L’atrocité ubiquiste
Respirant, j’ai entendu. J’ai entendu le monde autour de moi, l’immensité du monde, l’ajout à l’infini de ses échos, et, dans cette sonorité, ce que je détectais, c’était la rétention ou les affleurements d’un cri, d’un hurlement universel : la souffrance. Je me suis avisé, dans et dès ma première rémission, que le monde, à perte de vue, à perte d’histoire, n’était, lui aussi, que souffrance. Le gamin battu, la gamine violée, la femme battue et violée ; le prisonnier politique, le fidèle accusé, le juste humilié ; le civil massacré, le vieillard déporté, le réfugié refusé : tout le monde, depuis toujours — ou tant et tant et chacun d’eux était de trop — tout le monde souffrait, souffrait, souffrait encore, souffrait à longueur de vie, à perte d’être. Voilà que la souffrance était la chose la mieux partagée du monde. Une seule respiration de la mienne et la souffrance de tous suffoquait la planète.
Alors, voilà que ça ne pouvait pas durer. Du temps que je ne savais pas le nom, je ne demandais rien ; dès que j’ai su le vocable, j’ai voulu que ça cesse. Et cette aspiration en moi, cette grâce que je voulais m’accorder, et à tous, qui était une volonté, a débouché tout droit sur un mouvement neuf : Pourquoi ? La souffrance, mienne et toute, m’interrogeait : pourquoi ? Pourquoi la souffrance ? Pourquoi tant de souffrances ? Pourquoi souffrir ? Pourquoi et d’où vient ?
Et je m’étonnais, m’estomaquais qu’au milieu de tant de souffrance, si peu la voient et encore moins la questionnent. Mais en moi, le mouvement était amorcé, le branle premier : pourquoi ?
Pourquoi ? J’ai voulu comprendre la souffrance. J’ai voulu savoir son origine, son itinéraire et ses mues ; j’ai voulu saisir sa raison, ses dérobades et ses crues. Et j’ai voulu savoir si elle était nécessaire ou obligatoire, fatale ou fortuite, si on en pouvait saisir la source et enfin la tarir.

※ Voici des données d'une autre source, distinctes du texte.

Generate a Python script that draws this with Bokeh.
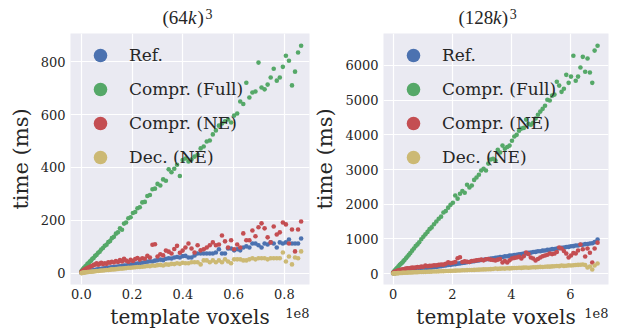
from bokeh.plotting import figure
from bokeh.models import Legend, LegendItem, FixedTicker, Range1d
from bokeh.layouts import row, column
from bokeh.core.properties import value
from bokeh.embed import file_html
from bokeh.resources import INLINE

SERIES = ["Ref.", "Compr. (Full)", "Compr. (NE)", "Dec. (NE)"]
COLORS = ["#4C72B0", "#55A868", "#C44E52", "#CCB974"]

# ---- (64k)^3 panel : template voxels in units of 1e8, time in ms ----
left_x = [0.000, 0.003, 0.006, 0.009, 0.012, 0.016, 0.020, 0.024, 0.028,
          0.033, 0.038, 0.043, 0.048, 0.054, 0.060, 0.066, 0.072, 0.078, 0.085,
          0.092, 0.099, 0.106, 0.113, 0.120, 0.128, 0.136, 0.144, 0.152, 0.160,
          0.168, 0.176, 0.185, 0.194, 0.203, 0.212, 0.221, 0.230, 0.240, 0.250,
          0.260, 0.270, 0.280, 0.290, 0.300, 0.311, 0.322, 0.333, 0.344, 0.355,
          0.366, 0.377, 0.388, 0.399, 0.410, 0.422, 0.434, 0.446, 0.458, 0.470,
          0.482, 0.494, 0.506, 0.518, 0.530, 0.542, 0.554, 0.566, 0.578, 0.590,
          0.602, 0.614, 0.626, 0.638, 0.650, 0.662, 0.674, 0.686, 0.698, 0.710,
          0.722, 0.734, 0.746, 0.758, 0.770, 0.782, 0.794, 0.806, 0.818, 0.830,
          0.842, 0.854, 0.866]
left_ref = [2, 3, 4, 5, 6, 6, 7, 8, 9,
            10, 10, 11, 12, 13, 14, 15, 16, 17, 18,
            19, 20, 21, 22, 23, 24, 25, 26, 27, 28,
            30, 30, 32, 33, 34, 36, 37, 38, 40, 42,
            44, 46, 45, 48, 50, 52, 50, 55, 57, 56,
            60, 62, 60, 65, 66, 60, 60, 68, 75, 75,
            75, 75, 75, 75, 79, 91, 75, 75, 94, 94,
            87, 91, 87, 98, 102, 98, 113, 113, 106, 98,
            113, 109, 117, 113, 98, 117, 113, 117, 128, 113,
            113, 113, 132]
left_full = [8, 12, 15, 19, 22, 27, 30, 36, 38,
             45, 48, 55, 58, 66, 70, 78, 82, 90, 96,
             104, 108, 118, 122, 133, 138, 150, 155, 170, 165,
             188, 192, 208, 212, 228, 232, 246, 250, 268, 270,
             292, 296, 318, 320, 338, 332, 355, 350, 393, 382,
             395, 410, 368, 428, 434, 423, 430, 441, 448, 472,
             479, 498, 502, 525, 540, 558, 566, 574, 581, 570,
             596, 604, 649, 640, 720, 664, 683, 687, 796, 702,
             695, 713, 740, 773, 728, 740, 780, 822, 803, 710,
             762, 834, 860]
left_ne = [5, 8, 10, 12, 14, 16, 18, 20, 22,
           24, 27, 29, 31, 34, 38, 33, 36, 40, 35,
           38, 36, 42, 40, 44, 41, 47, 43, 50, 45,
           55, 48, 44, 51, 47, 54, 58, 52, 57, 55,
           66, 60, 108, 110, 64, 72, 68, 86, 82, 75,
           92, 104, 78, 86, 98, 113, 94, 79, 106, 87,
           91, 98, 106, 117, 106, 109, 143, 121, 98, 125,
           91, 109, 98, 151, 125, 125, 162, 140, 174, 189,
           170, 136, 117, 177, 147, 155, 192, 185, 113, 166,
           83, 166, 196]
left_dec = [1, 2, 2, 3, 3, 4, 4, 5, 5,
            6, 6, 7, 7, 8, 9, 9, 10, 11, 11,
            12, 13, 13, 14, 15, 15, 16, 17, 18, 18,
            19, 20, 21, 21, 22, 23, 24, 24, 25, 26,
            28, 27, 30, 29, 31, 32, 30, 34, 33, 36,
            35, 38, 36, 40, 38, 38, 42, 42, 42, 34,
            49, 49, 42, 49, 42, 49, 42, 53, 45, 38,
            53, 53, 53, 49, 49, 53, 57, 53, 57, 57,
            57, 53, 57, 57, 57, 57, 79, 45, 64, 34,
            60, 57, 83]
left_xticks = [0.0, 0.2, 0.4, 0.6, 0.8]
left_xtick_labels = ["0.0", "0.2", "0.4", "0.6", "0.8"]
left_yticks = [0, 200, 400, 600, 800]
left_ytick_labels = ["0", "200", "400", "600", "800"]

# ---- (128k)^3 panel ----
right_x = [0.00, 0.02, 0.04, 0.06, 0.09, 0.12, 0.15, 0.18, 0.22, 0.26, 0.30,
           0.34, 0.38, 0.43, 0.48, 0.53, 0.58, 0.64, 0.70, 0.76, 0.82, 0.88,
           0.95, 1.02, 1.09, 1.16, 1.23,
           1.30, 1.38, 1.46, 1.54, 1.62, 1.70, 1.78, 1.86, 1.94, 2.02,
           2.10, 2.18, 2.26, 2.34, 2.42, 2.50, 2.58, 2.66, 2.74, 2.82,
           2.90, 2.98, 3.06, 3.14, 3.22, 3.30, 3.38, 3.46, 3.54, 3.62,
           3.70, 3.78, 3.86, 3.94, 4.02, 4.10, 4.18, 4.26, 4.34, 4.42,
           4.50, 4.58, 4.66, 4.74, 4.82, 4.90, 4.98, 5.06, 5.14, 5.22,
           5.30, 5.38, 5.46, 5.54, 5.62, 5.70, 5.78, 5.86, 5.94, 6.02,
           6.10, 6.18, 6.26, 6.34, 6.42, 6.50, 6.58, 6.66, 6.74, 6.82,
           6.92]
right_ref = [5, 8, 10, 12, 15, 20, 22, 26, 30, 35, 40,
             45, 50, 57, 63, 70, 76, 84, 92, 100, 108, 116,
             125, 134, 143, 152, 160,
             170, 182, 188, 203, 208, 224, 230, 245, 250, 264,
             270, 285, 292, 306, 312, 328, 333, 348, 354, 368,
             375, 390, 395, 410, 416, 431, 436, 452, 458, 472,
             478, 494, 500, 515, 520, 535, 540, 556, 561, 577,
             582, 598, 602, 619, 623, 640, 644, 660, 664, 681,
             685, 702, 706, 722, 727, 744, 747, 764, 768, 786,
             789, 806, 810, 828, 831, 848, 852, 868, 873, 905,
             980]
right_full = [30, 50, 70, 90, 120, 150, 175, 210, 250, 280, 310,
              350, 390, 440, 490, 540, 590, 660, 720, 790, 840, 900,
              990, 1060, 1130, 1200, 1280,
              1330, 1420, 1500, 1580, 1640, 1760, 1800, 1900, 1980, 2040,
              2250, 2160, 2300, 2380, 2330, 2560, 2480, 2540, 2700, 2770,
              2850, 2970, 3020, 2970, 3170, 3290, 3310, 3260, 3570, 3490,
              3690, 3600, 3650, 3690, 3830, 3950, 4000, 4120, 4180, 4200,
              4440, 4320, 4290, 4350, 4470, 4580, 4670, 4750, 4840, 5010,
              4990, 5130, 5160, 5530, 5420, 5240, 5330, 5730, 5500, 5680,
              6280, 5560, 5680, 5940, 6250, 5820, 6200, 5800, 5500, 6430,
              6570]
right_ne = [20, 30, 40, 50, 60, 70, 80, 90, 100, 110, 115,
            125, 130, 140, 150, 145, 160, 170, 165, 175, 185, 180,
            200, 195, 230, 210, 220,
            225, 240, 235, 250, 260, 255, 280, 320, 300, 310,
            330, 440, 470, 330, 350, 340, 330, 360, 370, 380,
            390, 400, 380, 410, 420, 400, 390, 375, 400, 420,
            317, 360, 317, 380, 432, 450, 461, 480, 432, 500,
            605, 560, 461, 432, 375, 420, 461, 500, 519, 540,
            576, 560, 576, 620, 750, 720, 650, 576, 461, 520,
            590, 576, 663, 836, 700, 490, 720, 600, 317, 720,
            890]
right_dec = [0, 2, 4, 5, 7, 9, 10, 12, 14, 16, 18,
             20, 22, 24, 26, 28, 30, 32, 35, 37, 39, 42,
             44, 46, 48, 51, 53,
             55, 58, 60, 63, 65, 68, 71, 73, 76, 78,
             82, 85, 88, 92, 95, 98, 100, 102, 104, 108,
             112, 116, 118, 120, 124, 126, 130, 144, 135, 140,
             145, 142, 150, 148, 155, 160, 158, 165, 162, 170,
             173, 168, 175, 180, 178, 185, 190, 188, 195, 200,
             198, 205, 210, 215, 212, 230, 220, 225, 235, 230,
             240, 245, 250, 255, 259, 245, 173, 200, 115, 230,
             290]
right_xticks = [0, 2, 4, 6]
right_xtick_labels = ["0", "2", "4", "6"]
right_yticks = [0, 1000, 2000, 3000, 4000, 5000, 6000]
right_ytick_labels = ["0", "1000", "2000", "3000", "4000", "5000", "6000"]

TEXT = "#262626"
SERIF = "DejaVu Serif"
TOP_H, MAIN_H, BOT_H = 33, 271, 25
FRAME_H = 251


def strip(width, mbl, mbr, height):
    fw = width - mbl - mbr
    s = figure(width=width, height=height, x_range=Range1d(0, fw),
               y_range=Range1d(0, height), output_backend="svg",
               toolbar_location=None, min_border_left=mbl, min_border_right=mbr,
               min_border_top=0, min_border_bottom=0)
    s.axis.visible = False
    s.grid.visible = False
    s.outline_line_color = None
    s.background_fill_color = "white"
    s.border_fill_color = "white"
    return s, fw


def txt(s, x, y, t, font, size, style="normal", align="left"):
    s.text(x=[x], y=[y], text=[t], text_font=value(font), text_font_size=size,
           text_font_style=style, text_align=align, text_baseline="middle",
           text_color=TEXT)


def panel(x, ys, xticks, xlabels, yticks, ylabels, xr, yr, width, mbl, mbr,
          title_parts):
    p = figure(width=width, height=MAIN_H, x_range=Range1d(*xr), y_range=Range1d(*yr),
               output_backend="svg", toolbar_location=None,
               min_border_left=mbl, min_border_right=mbr,
               min_border_top=0, min_border_bottom=MAIN_H - FRAME_H)
    p.background_fill_color = "#EAEAF2"
    p.border_fill_color = "white"
    p.outline_line_color = None
    for g in (p.xgrid, p.ygrid):
        g.grid_line_color = "white"
        g.grid_line_width = 1.2
    p.xaxis.ticker = FixedTicker(ticks=xticks)
    p.yaxis.ticker = FixedTicker(ticks=yticks)
    p.xaxis.major_label_overrides = dict(zip(xticks, xlabels))
    p.yaxis.major_label_overrides = dict(zip(yticks, ylabels))
    for ax in (p.xaxis, p.yaxis):
        ax.axis_line_color = None
        ax.major_tick_line_color = None
        ax.minor_tick_line_color = None
        ax.major_tick_out = 0
        ax.major_tick_in = 0
        ax.major_label_text_font = SERIF
        ax.major_label_text_font_size = "13px"
        ax.major_label_text_color = TEXT
        ax.axis_label_text_font = SERIF
        ax.axis_label_text_font_style = "normal"
        ax.axis_label_text_color = TEXT
    p.xaxis.major_label_standoff = 4
    p.yaxis.axis_label = "time (ms)"
    p.yaxis.axis_label_text_font_size = "21px"
    p.yaxis.major_label_standoff = 5
    p.yaxis.axis_label_standoff = 5

    items = []
    for name, col, yv in zip(SERIES, COLORS, ys):
        r = p.scatter(x, yv, size=4.6, fill_color=col, line_color=None, fill_alpha=1.0)
        items.append(LegendItem(label=name, renderers=[r]))
    leg = Legend(items=items, location="top_left", margin=0, padding=5,
                 glyph_width=50, glyph_height=34, spacing=-10, label_standoff=4,
                 background_fill_alpha=0, border_line_alpha=0,
                 label_text_font=SERIF, label_text_font_size="17px",
                 label_text_color=TEXT)
    p.add_layout(leg)

    top, fw = strip(width, mbl, mbr, TOP_H)
    for t, sx, sy, size, style in title_parts:
        txt(top, sx, sy, t, "Liberation Serif", size, style)

    bot, fw = strip(width, mbl, mbr, BOT_H)
    txt(bot, fw / 2, 13, "template voxels", SERIF, "20px", align="center")
    txt(bot, fw, 16.5, "1e8", SERIF, "13px", align="right")
    return column(top, p, bot, spacing=0)


left = panel(left_x, [left_ref, left_full, left_ne, left_dec],
             left_xticks, left_xtick_labels, left_yticks, left_ytick_labels,
             (-0.043, 0.899), (-42, 906), 310, 70, 1,
             [("(64", 92, 16.5, "19px", "normal"), ("k", 117.5, 16.5, "19px", "italic"),
              (")", 127, 16.5, "19px", "normal"), ("3", 135, 20, "14px", "normal")])
right = panel(right_x, [right_ref, right_full, right_ne, right_dec],
              right_xticks, right_xtick_labels, right_yticks, right_ytick_labels,
              (-0.33, 7.29), (-317, 6923), 309, 67, 11,
              [("(128", 77, 16.5, "19px", "normal"), ("k", 112.5, 16.5, "19px", "italic"),
               (")", 121.5, 16.5, "19px", "normal"), ("3", 129.5, 20, "14px", "normal")])

page = row(left, right, spacing=0)
open("out.html", "w").write(file_html(page, INLINE))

Dès que la souffrance eut un nom, son pourquoi fut ma quête, mon graal sans liturgie ni décor.
Les deux souffrances et la quête
Ce fut d’abord une quête en moi, obscure et rétive, comme s’extraire soi-même une flèche du flanc. Puis ce fut une quête en mots, en chapitres, en strophes et en actes, avec les errements esthétiques. Enfin, la quête déboucha sur l’enquête, dans l’humain écrit et observable : voilà ici le bilan. Une quête de trente ans englobant l’enquête de quinze — et pour quelle conquête, lisible ici dans ces pages ?
La souffrance… Je me suis avisé qu’il en est deux : une qui est certaine ; l’autre qui est inutile. La première est de l’Être, la seconde de son illusion. Face à la première, notre courage ; face à l’autre, l’indignation. Soulager mais accepter la première ; refuser puis éradiquer la seconde. Tout le monde peut comprendre et entreprendre.
C’est ici mon effort, ma contribution à la tâche, humaine s’il en est. Je dis ce que j’ai vu ; je témoigne. Si je me trompe, qu’on m’aide ; si j’éclaire, qu’on agisse.
Je vais dire ici le chemin que j’ai vu de la souffrance : le Processus qui nous régit et nous érige, avec sa première phase d’émergence et sa seconde de structuration, puis le Système atroce qui nous piège dans son immense boucle supplice, enfin l’Échappée qui nous promet. — C’est possible.